Ken Matheson was a born competitor.
It mattered not that the opponent might be bigger, stronger, or even deadly; for Ken, it was the competition and he had to give his best:

Kenneth Albert Matheson was born in Calgary on May 14, 1914, but raised in New Westminster where the Salmonbellies dominated lacrosse and the Adanac Basketball Club rulled the hoop scene. Ken enjoyed both pastimes.

In 1933, the 12-man field game gave way to seven-man box lacrosse. A quick meeting of the Adanac basketball organization concluded it would form a lacrosse team and enter the newly-formed Inter-City Lacrosse League.

As an incentive to improve local talent, the Adanacs adopted the motto "the bestest with the mostest gets the nod." The basketball team had captured the Canadian Senior 'A' titles in 1928-29 and 1920-30 and sponsored Senior 'B' and Intermediate 'A' clubs -many of these youngsters also dabbled with the gutted stick.

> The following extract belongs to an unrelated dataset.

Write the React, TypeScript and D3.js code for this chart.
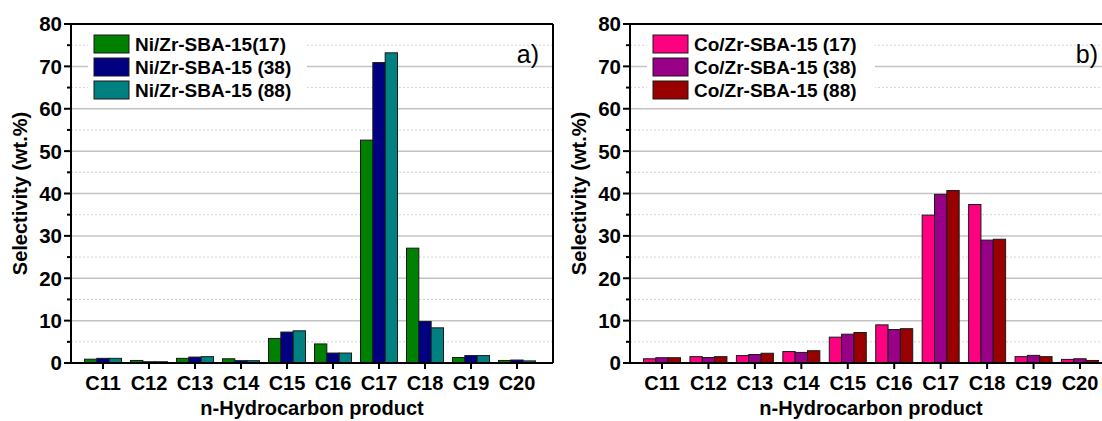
import * as d3 from 'd3'
import React from 'react'

// categories on the x axis
const categories = ['C11', 'C12', 'C13', 'C14', 'C15', 'C16', 'C17', 'C18', 'C19', 'C20']
const yTicks = [0, 10, 20, 30, 40, 50, 60, 70, 80]
const yMinorTicks = [5, 15, 25, 35, 45, 55, 65, 75]

// panel a) Ni catalysts
const niLabels = ['Ni/Zr-SBA-15(17)', 'Ni/Zr-SBA-15 (38)', 'Ni/Zr-SBA-15 (88)']
const ni17 = [0.9, 0.6, 1.1, 1.0, 5.8, 4.5, 52.6, 27.1, 1.3, 0.6]
const ni38 = [1.1, 0.3, 1.4, 0.55, 7.3, 2.35, 70.9, 9.8, 1.75, 0.7]
const ni88 = [1.1, 0.3, 1.5, 0.55, 7.6, 2.35, 73.2, 8.3, 1.75, 0.5]
const niColors = ['#008000', '#000080', '#008080']

// panel b) Co catalysts
const coLabels = ['Co/Zr-SBA-15 (17)', 'Co/Zr-SBA-15 (38)', 'Co/Zr-SBA-15 (88)']
const co17 = [1.0, 1.5, 1.75, 2.7, 6.1, 9.0, 34.9, 37.4, 1.5, 0.85]
const co38 = [1.25, 1.3, 2.0, 2.5, 6.8, 7.9, 39.8, 29.0, 1.8, 1.0]
const co88 = [1.25, 1.5, 2.3, 2.9, 7.2, 8.1, 40.7, 29.2, 1.5, 0.6]
const coColors = ['#ff0080', '#990088', '#990000']

const font = "Arial, 'Liberation Sans', sans-serif"

function Panel(props) {
  const { left, right, firstCat, lastCat, series, colors, labels, letter, letterX, legendW } = props
  const top = 24
  const bottom = 363
  const y = d3.scaleLinear().domain([0, 80]).range([bottom, top])
  const x = d3.scalePoint().domain(categories).range([firstCat, lastCat])
  const xs = d3.scaleBand().domain(d3.range(series.length)).range([-18.5, 18.5])

  return (
    <g>
      {/* gridlines */}
      {yMinorTicks.map(t => (
        <line key={'m' + t} x1={left} x2={right} y1={y(t)} y2={y(t)} stroke="#d4d4d4" strokeWidth={1} strokeDasharray="2,2" />
      ))}
      {yTicks.filter(t => t > 0 && t < 80).map(t => (
        <line key={'g' + t} x1={left} x2={right} y1={y(t)} y2={y(t)} stroke="#c4c4c4" strokeWidth={1.5} />
      ))}

      {/* legend background */}
      <rect x={left + 17} y={30} width={legendW} height={62} fill="white" />

      {/* bars */}
      {series.map((s, si) =>
        s.map((v, i) => (
          <rect
            key={si + '-' + i}
            x={x(categories[i]) + xs(si)}
            y={y(v)}
            width={xs.bandwidth()}
            height={bottom - y(v)}
            fill={colors[si]}
            stroke="#1a1a1a"
            strokeWidth={1}
          />
        ))
      )}

      {/* frame */}
      <line x1={left} x2={right} y1={top} y2={top} stroke="black" strokeWidth={2} />
      <line x1={right} x2={right} y1={top} y2={bottom} stroke="black" strokeWidth={2} />
      <line x1={left} x2={right} y1={bottom} y2={bottom} stroke="black" strokeWidth={2} />
      <line x1={left} x2={left} y1={top - 1} y2={bottom + 1} stroke="black" strokeWidth={2} />

      {/* y ticks */}
      {yTicks.map(t => (
        <g key={'yt' + t}>
          <line x1={left - 7} x2={left} y1={y(t)} y2={y(t)} stroke="black" strokeWidth={2} />
          <text x={left - 9} y={y(t)} dy="0.36em" textAnchor="end" fontSize={20.5} fontWeight="bold" fontFamily={font}>{t}</text>
        </g>
      ))}
      {yMinorTicks.map(t => (
        <line key={'ym' + t} x1={left - 4} x2={left} y1={y(t)} y2={y(t)} stroke="black" strokeWidth={2} />
      ))}

      {/* x ticks */}
      {categories.map(c => (
        <g key={'xt' + c}>
          <line x1={x(c)} x2={x(c)} y1={bottom} y2={bottom + 6} stroke="black" strokeWidth={2} />
          <text x={x(c)} y={390} textAnchor="middle" fontSize={20} fontWeight="bold" fontFamily={font}>{c}</text>
        </g>
      ))}

      <text x={(left + Math.min(right, 553 + left - 71)) / 2} y={415} textAnchor="middle" fontSize={20} fontWeight="bold" fontFamily={font}>
        n-Hydrocarbon product
      </text>
      <text transform={`translate(${left - 44},${(top + bottom) / 2}) rotate(-90)`} textAnchor="middle" fontSize={20} fontWeight="bold" fontFamily={font}>
        Selectivity (wt.%)
      </text>

      {/* legend */}
      {labels.map((l, i) => (
        <g key={'lg' + i}>
          <rect x={left + 23} y={35 + i * 23} width={35} height={18} fill={colors[i]} stroke="#1a1a1a" strokeWidth={1} />
          <text x={left + 64} y={44 + i * 23} dy="0.36em" fontSize={19} fontWeight="bold" fontFamily={font}>{l}</text>
        </g>
      ))}

      <text x={letterX} y={63} textAnchor="end" fontSize={25} fontFamily={font}>{letter}</text>
    </g>
  )
}

export default function App() {
  return (
    <svg width={1102} height={421} style={{ position: 'absolute', left: 0, top: 0, background: 'white' }}>
      <Panel
        left={71}
        right={553}
        firstCat={103}
        lastCat={517}
        series={[ni17, ni38, ni88]}
        colors={niColors}
        labels={niLabels}
        letter="a)"
        letterX={539}
        legendW={219}
      />
      <Panel
        left={630}
        right={1115}
        firstCat={662}
        lastCat={1080}
        series={[co17, co38, co88]}
        colors={coColors}
        labels={coLabels}
        letter="b)"
        letterX={1098}
        legendW={228}
      />
    </svg>
  )
}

And, so, it came as no surprised that many younger players were given a chance to display their wares, often keeping the veterans on their toes (or on the bench). To illustrate, only four members of the 1933 first-year team - Ken and Max McDonald, Stu Gifford and Slack McCranor -  made it to the 1936 season. Ken Matheson, who joined the senior Adanacs in the sophomore year, was the lone 1934 player addition to join the original four by 1936.

The development of local youngsters paid off by 1938 when the Adanacs captured the B.C. title, only to fall to St. Catharines in Mann Cup play; however, the Adanacs reversed the results in 1939, winning its first national championship.

The Adanacs went two more seasons when most of the players traded their sporting duds for Armed Services uniforms.

Matheson joined the airforce, eventually serving with the RAF's Number 49 and 83 Squadrons. After captaining a Lancaster on numerous bombing raids on enemy targets in 1944, Ken was awarded the Distinquished Flying Cross.

But the Second World War raged on.

Ken volunteered to join the Pathfinder Force whose mission was to be the first aircraft over a target in order to drop flares that would guided following bombers -- a hazardous, often deadly,, occupation;

His aircraft often sustained heavy damage from enemy flak, but Squadron Leader Matheson and his crew always made it safely home. In all, he flew 50 sorties against enemy targets, logging 281 hours.

King George VI presented Matheson with a bar to his DFC in an investiture at Buckingham Palace on July 13, 1945_:

Meanwhile, the Adanacs had re-entered the ICLL with rocking chair veterans, a handful of teenagers and whatever returning serviceman who showed up.

Matheson made it back in time to participate in four 1945 playoff games and, although he managed a goal and an assist after four years away from- the game, he decided to retired at the age of 31. It was time to turn his competitive efforts fulltime into the world of business.

For the next 30 years, Matheson was the owner and president of the prosperous Fraser River Pile Driving Company.

In 209 games with the Adanacs, Ken scored 279 goals and 133 assists for 412 points, a total that undoubtedly would have been much higher had the war not intervened.

Ken Matheson -- outstanding athlete, war hero, businessman, gentleman -- passed away on November 29, 2003.